*RECORDED INFORMATION*
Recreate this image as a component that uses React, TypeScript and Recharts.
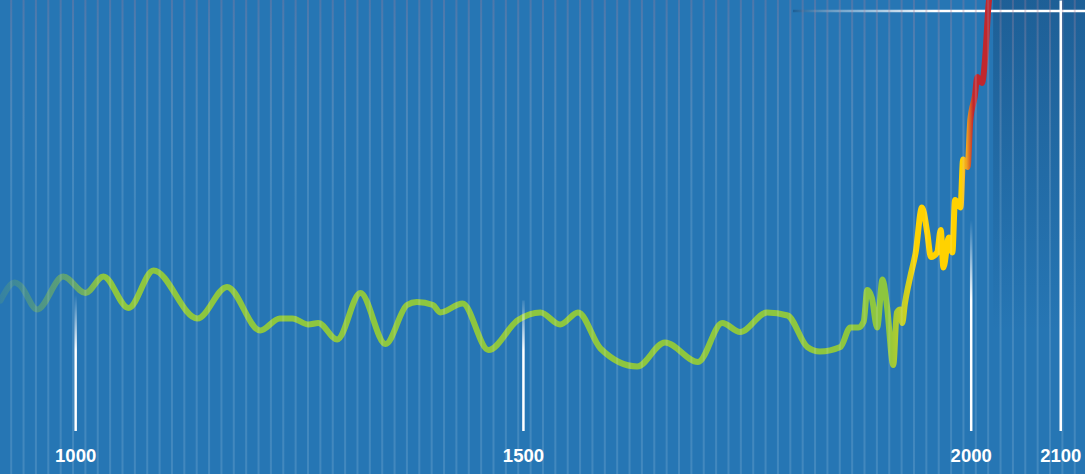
import { LineChart, Line, XAxis, YAxis, ReferenceLine, ReferenceArea } from 'recharts'

// reconstructed temperature anomaly (°C)
const years = [916, 932, 938, 957, 986, 1011, 1031, 1059, 1087, 1136, 1169, 1206, 1228, 1242, 1260, 1271, 1292, 1318, 1346, 1370, 1381, 1399, 1407, 1432, 1461, 1494, 1519, 1541, 1561, 1586, 1627, 1658, 1695, 1722, 1742, 1772, 1795, 1817, 1831, 1854, 1865, 1874, 1880, 1884, 1889, 1895, 1901, 1906, 1913, 1917, 1921, 1923, 1926, 1932, 1938, 1945, 1951, 1955, 1962, 1966, 1969, 1975, 1979, 1982, 1988, 1991, 1996, 1999, 2004, 2007, 2012, 2016, 2019, 2023]
const anomaly = [0.07, 0.19, 0.17, 0.01, 0.23, 0.12, 0.23, 0.02, 0.27, -0.05, 0.16, -0.13, -0.05, -0.05, -0.09, -0.08, -0.19, 0.12, -0.22, 0.04, 0.06, 0.04, -0.01, 0.05, -0.26, -0.06, -0.01, -0.09, -0.01, -0.25, -0.37, -0.21, -0.34, -0.08, -0.14, -0.01, -0.03, -0.24, -0.27, -0.24, -0.11, -0.11, -0.07, 0.14, 0.09, -0.11, 0.21, 0.03, -0.36, -0.01, 0.01, -0.08, 0.05, 0.23, 0.39, 0.69, 0.52, 0.36, 0.39, 0.54, 0.29, 0.49, 0.39, 0.74, 0.69, 1.01, 0.96, 1.27, 1.43, 1.56, 1.52, 1.72, 2.01, 2.21]

const tickYears = [1000, 1500, 2000, 2100]
const tickTops = [0.14, 0.07, 0.64, 2.07]
const targetLevel = 2.0

const gridYears: number[] = []
for (let y = 928; y < 2127; y += 13.81) gridYears.push(y)

const data = years.map((year, i) => ({ year, value: anomaly[i] }))

const X_DOMAIN: [number, number] = [915.5, 2127.1]
const Y_DOMAIN: [number, number] = [-1.0867, 2.0733]

export default function App() {
  return (
    <div style={{ position: 'absolute', left: 0, top: 0, width: 1085, height: 474, background: '#2676b4', overflow: 'hidden' }}>
      <LineChart width={1085} height={474} data={data} margin={{ top: 0, right: 0, bottom: 0, left: 0 }}>
        <defs>
          <linearGradient id="lineGrad" gradientUnits="userSpaceOnUse" x1={0} y1={0} x2={1085} y2={0}>
            <stop offset="0" stopColor="#8dc63f" stopOpacity={0.15} />
            <stop offset="0.07" stopColor="#8dc63f" stopOpacity={0.6} />
            <stop offset="0.095" stopColor="#8dc63f" stopOpacity={1} />
            <stop offset="0.818" stopColor="#8dc63f" />
            <stop offset="0.834" stopColor="#c9d024" />
            <stop offset="0.845" stopColor="#ffd200" />
            <stop offset="0.886" stopColor="#ffd200" />
            <stop offset="0.891" stopColor="#f0a020" />
            <stop offset="0.897" stopColor="#c1272d" />
            <stop offset="1" stopColor="#c1272d" />
          </linearGradient>
          <linearGradient id="gridGrad" gradientUnits="userSpaceOnUse" x1={0} y1={0} x2={0} y2={200}>
            <stop offset="0" stopColor="#a07a96" stopOpacity={0.32} />
            <stop offset="1" stopColor="#ffffff" stopOpacity={0.13} />
          </linearGradient>
          <linearGradient id="tickFade" gradientUnits="userSpaceOnUse" x1={0} y1={295} x2={0} y2={350}>
            <stop offset="0" stopColor="#ffffff" stopOpacity={0} />
            <stop offset="1" stopColor="#ffffff" stopOpacity={1} />
          </linearGradient>
          <linearGradient id="tickFade2" gradientUnits="userSpaceOnUse" x1={0} y1={220} x2={0} y2={300}>
            <stop offset="0" stopColor="#ffffff" stopOpacity={0} />
            <stop offset="1" stopColor="#ffffff" stopOpacity={1} />
          </linearGradient>
          <linearGradient id="levelGrad" gradientUnits="userSpaceOnUse" x1={793} y1={0} x2={935} y2={0}>
            <stop offset="0" stopColor="#17558a" stopOpacity={0.7} />
            <stop offset="0.45" stopColor="#ffffff" stopOpacity={0.45} />
            <stop offset="1" stopColor="#ffffff" stopOpacity={1} />
          </linearGradient>
          <linearGradient id="futureGrad" x1="0" y1="0" x2="0" y2="1">
            <stop offset="0" stopColor="#0e3560" stopOpacity={0.35} />
            <stop offset="0.7" stopColor="#0e3560" stopOpacity={0} />
          </linearGradient>
        </defs>
        <XAxis type="number" dataKey="year" domain={X_DOMAIN} allowDataOverflow hide />
        <YAxis type="number" domain={Y_DOMAIN} allowDataOverflow hide />
        <ReferenceArea x1={2024.5} x2={X_DOMAIN[1]} y1={Y_DOMAIN[0]} y2={Y_DOMAIN[1]} fill="url(#futureGrad)" fillOpacity={1} stroke="none" ifOverflow="visible" />
        <ReferenceLine
          segment={[{ x: 1801, y: targetLevel }, { x: X_DOMAIN[1], y: targetLevel }]}
          stroke="url(#levelGrad)" strokeWidth={2.5} ifOverflow="visible"
        />
        <Line type="monotone" dataKey="value" stroke="url(#lineGrad)" strokeWidth={6} dot={false}
          activeDot={false} isAnimationActive={false} strokeLinejoin="round" strokeLinecap="round" />
        {gridYears.map((g) => (
          <ReferenceLine key={g} x={g} stroke="url(#gridGrad)" strokeWidth={2} ifOverflow="visible" />
        ))}
        {tickYears.map((t, i) => (
          <ReferenceLine
            key={t}
            segment={[{ x: t, y: tickTops[i] }, { x: t, y: -0.8 }]}
            stroke={t === 2100 ? '#ffffff' : t === 2000 ? 'url(#tickFade2)' : 'url(#tickFade)'}
            strokeWidth={2.5}
            ifOverflow="visible"
            label={{ value: String(t), position: 'bottom', offset: 18, fill: '#ffffff', fontSize: 18.5, fontWeight: 700, fontFamily: '"Liberation Sans", Arial, sans-serif' }}
          />
        ))}
      </LineChart>
    </div>
  )
}
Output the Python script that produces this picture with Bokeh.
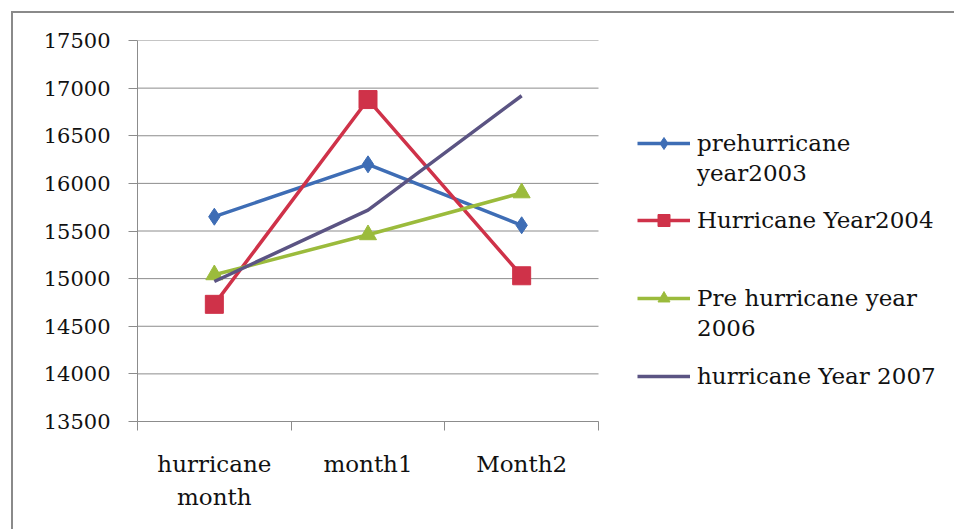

*TASK DIRECTIONS*
Everything from the first line to the line with "YAxis, ReferenceLine, ReferenceArea" must be repeated exactly, and nothing else. Leave the pictures out.

*RESPONSE BELOW*
Recreate this image as a component that uses React, TypeScript and Recharts.
import { LineChart, Line, XAxis, YAxis, ReferenceLine, ReferenceArea } from 'recharts'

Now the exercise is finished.